Eventually, the hospital's director is cornered in his own morgue by the cops who've found out the truth, and intend to run him in. However, he's having none of it. He runs, only now, he's got a ghost on his trail, why she didn't just kill him first is anyone's guess. What follows is a ludicrously shot and staged chase scene involving a couple dozen "ghosts" in the worst make ups I've ever seen. It is amazing. My wife, who only sat down with me for the last twenty or so minutes, was dying of laughter as we both were nearly in tears from this incredible sequence.

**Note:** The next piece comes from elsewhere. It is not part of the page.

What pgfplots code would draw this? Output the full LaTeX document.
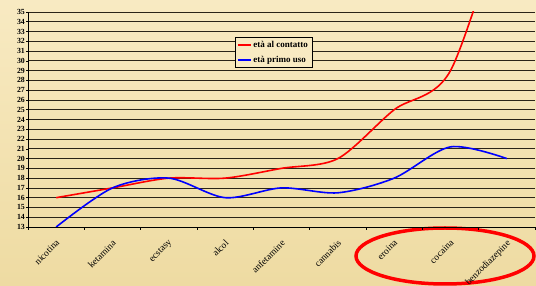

As the film ends, our villain is chased from the hospital out to the adjoining road where he is confronted by.... Jesus! Yes, Jesus. Jesus wants to punish the good doctor. Rather than being smitten by The Lord, doctor sahib asks to be fed to the pigs. Oh, did I fail to mention that was a small group of feral pigs nearby? There is a small group of feral pigs nearby. Jesus, being the big hearted soul he is, grants the doc his final wish and the film ends with the doctor being eaten by pigs, Mason Verger style, and the ghost of Mary giving Jesus a hug. End credits.

Are you shitting me?

It took me three days to finish this goddamned movie. It was fucking terrible for all but the last thirty minutes of that experience, but the end of this movie kicked into overdrive and damn near saved the whole experience!  The film looks and sounds cheaply made, just the sort of thing that an accused rapist has to do in order to get back on Bollywood's radar. However, there is beaucoup WTF going on, and it all comes together in a blissful explosion of crazy on the back end.

I cannot begin to describe all of the bizarre stylistic choices made in this film. First of all, any scenes of violence are shown in blown out negative, rather than in color, seemingly to appease the CFBC, the Indian censor board. However, apparently that didn't even work as the CFBC mandated cuts in the film in order to get it an A rating which means that it can show in theaters. There were scenes too gruesome for the film that had to be taken out. You couldn't really even see what was going on in the gore scenes, so now I'm really curious as to what isn't there.  In addition, the ghost is a cross between Avatar, a spider, and a burn victim with '80s styled crimped blonde hair. She peeks out from everywhere from the ceiling, to the doorway, and in the end there are no less than two dozen ghosts dangling from the ceiling in the lobby of the hospital. Amazing stuff.

What really got me was Jesus, though. The film opens with a bunch of scripture running as a scroll at the bottom of the screen. It was like Dr. Bronner got a hold of the chyron and started typing. It made no sense at the front end of the film, but as time went on, um, it still didn't really make any sense. Dr. Suhani, who drops out of the film about 2/3 of the way in even more suddenly than she dropped out of this review, makes frequent allusions to religion, but insists she's not a Christian. In the middle of one of the murders, the ghost is accompanied by, I shit you not, zombie Jesus/Satan. It was incredible and the kind of thing you can't unsee. I couldn't take screen shots, so I took the below photo with my camera phone. Holy. Shit.
ghost1.jpg
The madness and ineptitude on display in Ghost is perfect fodder for the fans of "so bad it's good" cinema, and you know who you are. The insanity of the film only getting bigger and better as time goes on. I can't imagine this film will come to the States anytime soon, but when it does, it might be time to crack open a few brews, invite over some friends, and get ready to watch their brains explode. Ghost is fucking TERRIBLE, but I can't get it out of my head. Have I already encountered this year's Gandhi to Hitler? I don't know, but it is sure as shit leading the race.

On a lighter note, apparently Mela has got some other day/date deals working for this year, so hopefully I'll get to see more Hindi new releases in my own home, so look out for those reviews to come, as well as a series on classic Indian action and masala films to blow your minds. See you then!